Choice Hotels International reports Q1 2026 earnings tomorrow morning with the borrow market for its shares at a breaking point — and 14% of the free float sitting short.
The lending picture is the sharpest signal right now. Availability has collapsed to just 0.25%, meaning virtually every share in the lending pool is already out on loan — the tightest the borrow has been for months. A week ago availability was nearly 13%. That 95% drop in a single week points to a sudden surge in demand for borrows, almost certainly tied to positioning into tomorrow's print. Cost to borrow, at 1.25%, is actually down over the month, which is worth noting: the borrow market is tight on quantity but not yet expensive, suggesting shorts are getting in before the door closes rather than paying up in a panic.
Short interest itself is high but off its worst levels. At roughly 19% of the free float — using ORTEX's estimated share count against available float data — the position is substantial. Yet over the past month it has fallen from a peak near 22% in mid-April, a meaningful reduction. The week-on-week move is a modest 1.6% increase in shares, so shorts are rebuilding incrementally rather than aggressively re-loading. The ORTEX short score is a punishing 81.5, running near the top of its recent range and placing CHH in the first percentile on days-to-cover rank — days to cover is reported at more than nine sessions, a reminder that unwinding this position against thin daily volume is genuinely painful.

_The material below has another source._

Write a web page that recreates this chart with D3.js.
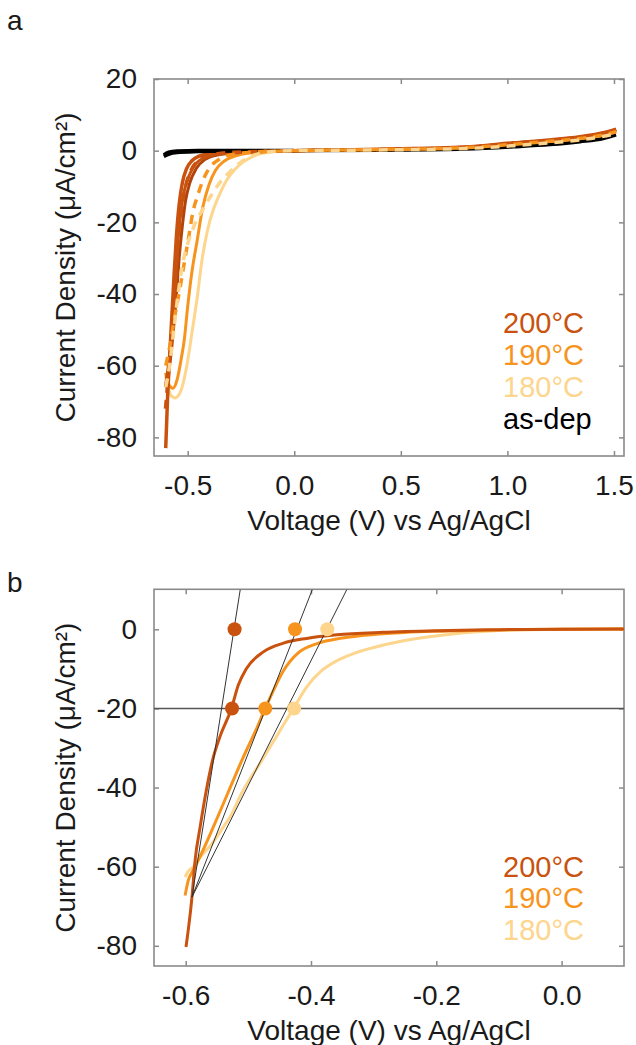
<!DOCTYPE html>
<html><head><meta charset="utf-8">
<script src="https://cdn.jsdelivr.net/npm/d3@7/dist/d3.min.js"></script>
<style>
body{margin:0;background:#fff;}
svg text{font-family:"Liberation Sans",Arial,sans-serif;}
</style></head>
<body><svg id="c" width="636" height="1045"></svg>
<script>
// ---------- DATA ----------
const colors = {c200:"#c9520e", c200dark:"#b0440a", c190:"#f7941e", c180:"#fdd58c", dep:"#000000"};
const legendA = ["200°C","190°C","180°C","as-dep"];
const legendB = ["200°C","190°C","180°C"];
const xTicksA = [-0.5,0.0,0.5,1.0,1.5];
const yTicksA = [20,0,-20,-40,-60,-80];
const xTicksB = [-0.6,-0.4,-0.2,0.0];
const yTicksB = [0,-20,-40,-60,-80];

// panel a : voltage (V), current density (uA/cm2)
const a200s1 = [[-0.603,-83],[-0.595,-70],[-0.585,-58],[-0.575,-47],[-0.565,-36],[-0.553,-24],[-0.540,-15],[-0.525,-9],[-0.505,-5],[-0.48,-2.8],[-0.45,-1.6],[-0.40,-0.9],[-0.30,-0.4],[-0.15,-0.1],[0.0,0.0],[0.4,0.4],[0.8,1.0],[1.03,2.2],[1.2,3.0],[1.34,3.9],[1.45,5.0],[1.51,6.0]];
const a200s2 = [[-0.605,-66],[-0.595,-62],[-0.58,-55],[-0.565,-45],[-0.555,-35],[-0.545,-25],[-0.532,-17],[-0.515,-11],[-0.49,-6.5],[-0.46,-3.5],[-0.42,-2],[-0.37,-1.1],[-0.25,-0.4],[0,0],[0.4,0.35],[0.8,0.9],[1.03,2.0],[1.2,2.8],[1.34,3.7],[1.45,4.8],[1.51,5.8]];
const a200s3 = [[-0.6,-64],[-0.585,-60],[-0.57,-52],[-0.555,-42],[-0.54,-30],[-0.525,-21],[-0.51,-14],[-0.49,-9],[-0.46,-5],[-0.42,-2.5],[-0.36,-1.2],[-0.25,-0.5],[0,0],[0.4,0.35],[0.8,0.95],[1.03,2.1],[1.2,2.9],[1.34,3.8],[1.45,4.9],[1.51,5.9]];
const a200d = [[-0.604,-72],[-0.59,-62],[-0.575,-50],[-0.56,-38],[-0.545,-26],[-0.53,-17],[-0.51,-10],[-0.485,-5.5],[-0.45,-2.8],[-0.40,-1.4],[-0.3,-0.5],[0,0],[0.4,0.3],[0.8,0.9],[1.03,2.0],[1.2,2.8],[1.34,3.6],[1.45,4.7],[1.51,5.6]];
const a190s = [[-0.604,-62],[-0.59,-65],[-0.569,-66.3],[-0.55,-64],[-0.53,-58],[-0.516,-52.8],[-0.50,-43.5],[-0.481,-34.2],[-0.455,-24.9],[-0.43,-16],[-0.40,-9.5],[-0.37,-5.5],[-0.33,-3],[-0.27,-1.4],[-0.18,-0.5],[0,0],[0.4,0.3],[0.8,0.85],[1.03,1.9],[1.2,2.7],[1.34,3.6],[1.45,4.6],[1.51,5.6]];
const a190d = [[-0.603,-60],[-0.585,-55],[-0.56,-46],[-0.535,-38],[-0.515,-31],[-0.495,-24],[-0.475,-17],[-0.453,-12.5],[-0.43,-8.5],[-0.40,-5],[-0.36,-2.7],[-0.3,-1.2],[-0.2,-0.4],[0,0],[0.4,0.3],[0.8,0.8],[1.03,1.8],[1.2,2.6],[1.34,3.4],[1.45,4.4],[1.51,5.3]];
const a180s = [[-0.603,-63],[-0.59,-66.5],[-0.575,-68.5],[-0.558,-69],[-0.54,-68],[-0.53,-66.7],[-0.504,-60],[-0.478,-50],[-0.453,-40],[-0.435,-31.4],[-0.406,-22],[-0.38,-16.5],[-0.355,-12.8],[-0.32,-8.5],[-0.28,-5.3],[-0.24,-3.2],[-0.20,-1.8],[-0.16,-0.9],[-0.1,-0.3],[0,0],[0.4,0.25],[0.8,0.7],[1.03,1.6],[1.2,2.4],[1.34,3.3],[1.45,4.3],[1.51,5.2]];
const a180d = [[-0.603,-66],[-0.585,-60],[-0.565,-50],[-0.545,-40],[-0.525,-32],[-0.50,-26],[-0.47,-21],[-0.43,-16.5],[-0.39,-12.5],[-0.35,-9],[-0.30,-5.8],[-0.25,-3.2],[-0.20,-1.5],[-0.15,-0.6],[-0.1,-0.2],[0,0],[0.4,0.2],[0.8,0.6],[1.03,1.4],[1.2,2.2],[1.34,3.0],[1.45,4.0],[1.51,4.8]];
const aDep = [[-0.612,-1.6],[-0.59,-1.0],[-0.55,-0.5],[-0.45,-0.25],[-0.3,-0.1],[0,0],[0.4,0.15],[0.8,0.5],[1.03,1.1],[1.2,1.7],[1.34,2.5],[1.45,3.4],[1.51,4.4]];
const aDepRev = [[-0.612,-1.2],[-0.59,-0.4],[-0.55,-0.1],[-0.45,0.05],[-0.3,0.05],[0,0.05]];

// panel b
const b200 = [[-0.5995,-80.3],[-0.590,-67.7],[-0.585,-58.4],[-0.577,-50],[-0.568,-41.5],[-0.557,-33],[-0.545,-27],[-0.527,-20],[-0.516,-14.1],[-0.503,-9.9],[-0.476,-5.7],[-0.444,-3.5],[-0.407,-2.3],[-0.359,-1.4],[-0.285,-0.76],[-0.2,-0.35],[-0.1,-0.1],[0,0],[0.1,0.1]];
const b190 = [[-0.601,-67.3],[-0.596,-63.5],[-0.589,-61.2],[-0.580,-58.4],[-0.556,-50],[-0.533,-41.5],[-0.510,-33],[-0.488,-25.5],[-0.473,-20],[-0.458,-14.8],[-0.444,-10.5],[-0.42,-5.9],[-0.39,-3.6],[-0.35,-2.2],[-0.30,-1.3],[-0.25,-0.8],[-0.2,-0.5],[-0.1,-0.15],[0,0],[0.1,0.1]];
const b180 = [[-0.601,-62.6],[-0.596,-61.2],[-0.588,-60.1],[-0.577,-57.6],[-0.558,-54.2],[-0.540,-50],[-0.529,-47.4],[-0.511,-41.5],[-0.478,-33],[-0.451,-26],[-0.428,-20],[-0.407,-14.6],[-0.384,-10.6],[-0.358,-7.9],[-0.33,-6.0],[-0.295,-4.4],[-0.258,-3.1],[-0.22,-2.1],[-0.18,-1.3],[-0.14,-0.7],[-0.1,-0.3],[-0.05,-0.1],[0,0],[0.1,0.1]];
const tangent200 = [[-0.590,-67.7],[-0.513,10]];
const tangent190 = [[-0.590,-67.7],[-0.398,10]];
const tangent180 = [[-0.590,-67.7],[-0.343,10]];
const dots200 = [[-0.522,0],[-0.526,-20]];
const dots190 = [[-0.4255,0],[-0.473,-20]];
const dots180 = [[-0.374,0],[-0.427,-20]];
const refLevel = -20;

// ---------- DRAW ----------
const svg = d3.select("#c");
const FS = 28;
const frameCol = "#8a8a8a";
const hy = s => s.replace(/\u2212/g,"-");
const fmtX = d => hy(d3.format(".1f")(d));
const fmtY = d => hy(d3.format("d")(d));

function panel(cfg){
  const g = svg.append("g");
  const x = d3.scaleLinear().domain(cfg.xd).range([cfg.l, cfg.r]);
  const y = d3.scaleLinear().domain(cfg.yd).range([cfg.b, cfg.t]);
  const id = "clip"+cfg.name;
  svg.append("clipPath").attr("id",id).append("rect")
    .attr("x",cfg.l).attr("y",cfg.t).attr("width",cfg.r-cfg.l).attr("height",cfg.b-cfg.t);
  const ax = (gen, tr, ticks, fmt, pad) => {
    const a = g.append("g").attr("transform",tr)
      .call(gen.tickValues(ticks).tickSize(-5).tickPadding(pad).tickFormat(fmt || (()=> "")));
    a.select(".domain").remove();
    a.selectAll(".tick line").attr("stroke",frameCol).attr("stroke-width",1.5);
    a.selectAll(".tick text").attr("font-size",FS).attr("fill","#1a1a1a")
      .attr("font-family","Liberation Sans, Arial, sans-serif");
    return a;
  };
  ax(d3.axisBottom(x), `translate(0,${cfg.b})`, cfg.xt, fmtX, 19);
  ax(d3.axisTop(x), `translate(0,${cfg.t})`, cfg.xt, null, 0);
  ax(d3.axisLeft(y), `translate(${cfg.l},0)`, cfg.yt, fmtY, 17);
  ax(d3.axisRight(y), `translate(${cfg.r},0)`, cfg.yt, null, 0);
  g.append("rect").attr("x",cfg.l).attr("y",cfg.t).attr("width",cfg.r-cfg.l).attr("height",cfg.b-cfg.t)
    .attr("fill","none").attr("stroke",frameCol).attr("stroke-width",1.6);
  g.append("text").attr("x",(cfg.l+cfg.r)/2).attr("y",cfg.b+74).attr("text-anchor","middle")
    .attr("font-size",FS).attr("fill","#1a1a1a").text("Voltage (V) vs Ag/AgCl");
  g.append("text").attr("transform",`translate(75,${(cfg.t+cfg.b)/2}) rotate(-90)`).attr("text-anchor","middle")
    .attr("font-size",FS).attr("fill","#1a1a1a").text("Current Density (μA/cm²)");
  g.append("text").attr("x",7).attr("y",cfg.labelY).attr("font-size",FS).attr("fill","#1a1a1a").text(cfg.name);
  const plot = g.append("g").attr("clip-path",`url(#${id})`);
  return {g, plot, x, y};
}

// Panel a
const A = panel({name:"a", l:154, r:624, t:79, b:456, xd:[-0.658,1.547], yd:[-85.2,20],
  xt:xTicksA, yt:yTicksA, labelY:30});
const lineA = d3.line().x(d=>A.x(d[0])).y(d=>A.y(d[1])).curve(d3.curveMonotoneX);
const seriesA = [
  {d:a180s, c:colors.c180, w:3, dash:null},
  {d:a190s, c:colors.c190, w:3, dash:null},
  {d:a200s3, c:colors.c200dark, w:3, dash:null},
  {d:a200s2, c:colors.c200, w:3, dash:null},
  {d:a200s1, c:colors.c200, w:3.5, dash:null},
  {d:aDepRev, c:colors.dep, w:3.5, dash:null},
  {d:aDep, c:colors.dep, w:3.5, dash:null},
  {d:a200d, c:colors.c200, w:3.5, dash:"9,7"},
  {d:a190d, c:colors.c190, w:3.5, dash:"9,7"},
  {d:a180d, c:colors.c180, w:3.5, dash:"9,7"}
];
seriesA.forEach(s=>{
  A.plot.append("path").attr("d",lineA(s.d)).attr("fill","none").attr("stroke",s.c)
    .attr("stroke-width",s.w).attr("stroke-dasharray",s.dash).attr("stroke-linecap","butt");
});
const legColsA = [colors.c200, colors.c190, colors.c180, colors.dep];
A.g.selectAll(".legA").data(legendA).join("text").attr("class","legA")
  .attr("x",503).attr("y",(d,i)=>333+i*32).attr("font-size",29)
  .attr("fill",(d,i)=>legColsA[i]).text(d=>d);

// Panel b
const B = panel({name:"b", l:154, r:624, t:589.3, b:966, xd:[-0.6506,0.0996], yd:[-85.1,10.11],
  xt:xTicksB, yt:yTicksB, labelY:592});
const lineB = d3.line().x(d=>B.x(d[0])).y(d=>B.y(d[1])).curve(d3.curveMonotoneX);
const straight = d3.line().x(d=>B.x(d[0])).y(d=>B.y(d[1]));
B.plot.append("line").attr("x1",B.x.range()[0]).attr("x2",B.x.range()[1])
  .attr("y1",B.y(refLevel)).attr("y2",B.y(refLevel)).attr("stroke","#555").attr("stroke-width",1.4);
[[b180,colors.c180],[b190,colors.c190],[b200,colors.c200]].forEach(([d,c])=>{
  B.plot.append("path").attr("d",lineB(d)).attr("fill","none").attr("stroke",c).attr("stroke-width",3);
});
[tangent200,tangent190,tangent180].forEach(d=>{
  B.plot.append("path").attr("d",straight(d)).attr("fill","none").attr("stroke","#333").attr("stroke-width",1);
});
[[dots200,colors.c200],[dots190,colors.c190],[dots180,colors.c180]].forEach(([d,c])=>{
  B.plot.selectAll(null).data(d).join("circle").attr("cx",p=>B.x(p[0])).attr("cy",p=>B.y(p[1]))
    .attr("r",7).attr("fill",c);
});
const legColsB = [colors.c200, colors.c190, colors.c180];
B.g.selectAll(".legB").data(legendB).join("text").attr("class","legB")
  .attr("x",503).attr("y",(d,i)=>876.7+i*31.7).attr("font-size",29)
  .attr("fill",(d,i)=>legColsB[i]).text(d=>d);
</script></body></html>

Options traders have turned notably more relaxed heading into the event. The put/call ratio is 0.72, below its 20-day average of 0.79, which is a reversal of the defensive posture the stock carried through April, when PCR was running above 1.0 for much of the month. That shift from hedging to relative complacency in options — while the borrow market simultaneously drains — sets up an interesting asymmetry for tomorrow.
The Street is in cautious alignment. Multiple analysts trimmed targets after last quarter's brutal report, and none upgraded. Morgan Stanley held its Underweight at $86 as recently as May 12, a target nearly 20% below the current $106 price. JP Morgan's Neutral carries a $116 target, barely above the current level. Only Truist still carries a Buy with a $129 target — currently $23 above the stock. The mean price target is $112.53, which implies modest upside but the bear cases are sitting well below where the stock trades today. Valuation multiples add to the picture: the PE has contracted by more than 2 points over the past month to 14.3x, and EV/EBITDA has drifted lower, though price-to-book at 14.7x remains elevated.
The institutional register carries its own story. The Bainum family — founding shareholders — collectively represent more than 15% of the company across multiple members and the Realty Investment Company vehicle. Stewart Bainum trimmed 1.6 million shares as of late March, the largest single holder move in the register. Balyasny and Two Sigma both added meaningful new positions in Q1, suggesting active capital is taking a view either way. Most recent insider trades from management were clustered on March 2 and were entirely sells, with the CEO disposing of $2.4M worth at $104, close to current levels.
The last earnings event on April 30 delivered a -14% one-day move and a -9% five-day follow-through — the stock's worst single-day reaction in recent memory. Tomorrow's print is therefore less about whether Choice Hotels can grow its franchise count and more about whether Q1 RevPAR held up well enough to change a narrative that has left shorts very well paid and the closest comparable peer, WH, down 5.6% on the week while CHH has barely moved.